▶ _Task directions_
Reproduce every line of the listing as written, apart from the pictures.

──────────

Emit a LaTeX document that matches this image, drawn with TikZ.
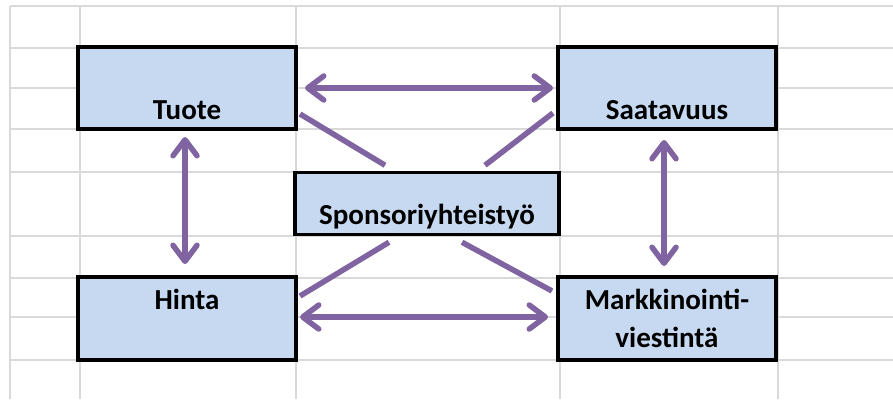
\documentclass[tikz,border=0pt]{standalone}
\usepackage{fontspec}
\setmainfont{Carlito}
\usepackage{xcolor}
\usepackage{tikz}
\usetikzlibrary{arrows.meta,positioning,calc}

\definecolor{boxblue}{HTML}{C6D9F1}
\definecolor{linkpurple}{HTML}{8064A2}
\definecolor{gridgray}{HTML}{D9D9D9}

\begin{document}
\begin{tikzpicture}[
  x=1pt, y=-1pt,
  mixbox/.style={draw, line width=3.5pt, fill=boxblue, rectangle, minimum width=218pt, inner sep=0pt, outer sep=0pt, align=center, font=\fontsize{29}{38}\selectfont\bfseries},
  arr/.style={{Straight Barb[length=16pt,width=24pt,round]}-{Straight Barb[length=16pt,width=24pt,round]}, line width=5.5pt, draw=linkpurple},
  link/.style={line width=5.5pt, draw=linkpurple},
  grid/.style={draw=gridgray, line width=2pt}
]
\useasboundingbox (0,0) rectangle (893,399);

% sheet cells behind the chart
\foreach \y in {6,48,88,129,172,236,278,317,360}
  \draw[grid] (10,\y) -- (893,\y);
\foreach \x in {10,80,296,560,778}
  \draw[grid] (\x,6) -- (\x,399);

% the four corner boxes and the one in the middle
\node[mixbox, text height=72pt, text depth=10pt] (tuote) at (187,88) {Tuote};
\node[mixbox, text height=72pt, text depth=10pt, right=262pt of tuote] (saat) {Saatavuus};
\node[mixbox, text height=32pt, text depth=51pt, below=148pt of tuote] (hinta) {Hinta};
\node[mixbox, minimum height=83pt, below=148pt of saat] (markk) {Markkinointi-\\viestintä};
\node[mixbox, minimum width=264pt, text height=52pt, text depth=10pt] (spons) at ($(tuote)!0.5!(markk)$) {Sponsoriyhteistyö};

% two-way arrows round the edge
\draw[arr, shorten <=9pt, shorten >=5pt] (tuote) -- (saat);
\draw[arr, shorten <=4pt, shorten >=10pt] (hinta.east |- 0,317) -- (markk.west |- 0,317);
\draw[arr, shorten <=8pt, shorten >=13pt] ([xshift=-2pt]tuote.south) -- ([xshift=-2pt]hinta.north);
\draw[arr, shorten <=11pt, shorten >=11pt] ([xshift=-3pt]saat.south) -- ([xshift=-3pt]markk.north);

% plain lines into the middle box
\draw[link] ([shift={(4,-15)}]tuote.south east) -- ([shift={(-42,-7)}]spons.north);
\draw[link] ([shift={(58,-7)}]spons.north) -- ([shift={(-5,-16)}]saat.south west);
\draw[link] ([shift={(-38,8)}]spons.south) -- ([shift={(4,19)}]hinta.north east);
\draw[link] ([shift={(35,8)}]spons.south) -- ([shift={(-6,14)}]markk.north west);

\end{tikzpicture}
\end{document}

──────────

▶ _Written answer_
Emit a LaTeX document that matches this image, drawn with TikZ.
\documentclass[tikz,border=0pt]{standalone}
\usepackage{fontspec}
\setmainfont{Carlito}
\usepackage{xcolor}
\usepackage{tikz}
\usetikzlibrary{arrows.meta,positioning,calc}

\definecolor{boxblue}{HTML}{C6D9F1}
\definecolor{linkpurple}{HTML}{8064A2}
\definecolor{gridgray}{HTML}{D9D9D9}

\begin{document}
\begin{tikzpicture}[
  x=1pt, y=-1pt,
  mixbox/.style={draw, line width=3.5pt, fill=boxblue, rectangle, minimum width=218pt, inner sep=0pt, outer sep=0pt, align=center, font=\fontsize{29}{38}\selectfont\bfseries},
  arr/.style={{Straight Barb[length=16pt,width=24pt,round]}-{Straight Barb[length=16pt,width=24pt,round]}, line width=5.5pt, draw=linkpurple},
  link/.style={line width=5.5pt, draw=linkpurple},
  grid/.style={draw=gridgray, line width=2pt}
]
\useasboundingbox (0,0) rectangle (893,399);

% sheet cells behind the chart
\foreach \y in {6,48,88,129,172,236,278,317,360}
  \draw[grid] (10,\y) -- (893,\y);
\foreach \x in {10,80,296,560,778}
  \draw[grid] (\x,6) -- (\x,399);

% the four corner boxes and the one in the middle
\node[mixbox, text height=72pt, text depth=10pt] (tuote) at (187,88) {Tuote};
\node[mixbox, text height=72pt, text depth=10pt, right=262pt of tuote] (saat) {Saatavuus};
\node[mixbox, text height=32pt, text depth=51pt, below=148pt of tuote] (hinta) {Hinta};
\node[mixbox, minimum height=83pt, below=148pt of saat] (markk) {Markkinointi-\\viestintä};
\node[mixbox, minimum width=264pt, text height=52pt, text depth=10pt] (spons) at ($(tuote)!0.5!(markk)$) {Sponsoriyhteistyö};

% two-way arrows round the edge
\draw[arr, shorten <=9pt, shorten >=5pt] (tuote) -- (saat);
\draw[arr, shorten <=4pt, shorten >=10pt] (hinta.east |- 0,317) -- (markk.west |- 0,317);
\draw[arr, shorten <=8pt, shorten >=13pt] ([xshift=-2pt]tuote.south) -- ([xshift=-2pt]hinta.north);
\draw[arr, shorten <=11pt, shorten >=11pt] ([xshift=-3pt]saat.south) -- ([xshift=-3pt]markk.north);

% plain lines into the middle box
\draw[link] ([shift={(4,-15)}]tuote.south east) -- ([shift={(-42,-7)}]spons.north);
\draw[link] ([shift={(58,-7)}]spons.north) -- ([shift={(-5,-16)}]saat.south west);
\draw[link] ([shift={(-38,8)}]spons.south) -- ([shift={(4,19)}]hinta.north east);
\draw[link] ([shift={(35,8)}]spons.south) -- ([shift={(-6,14)}]markk.north west);

\end{tikzpicture}
\end{document}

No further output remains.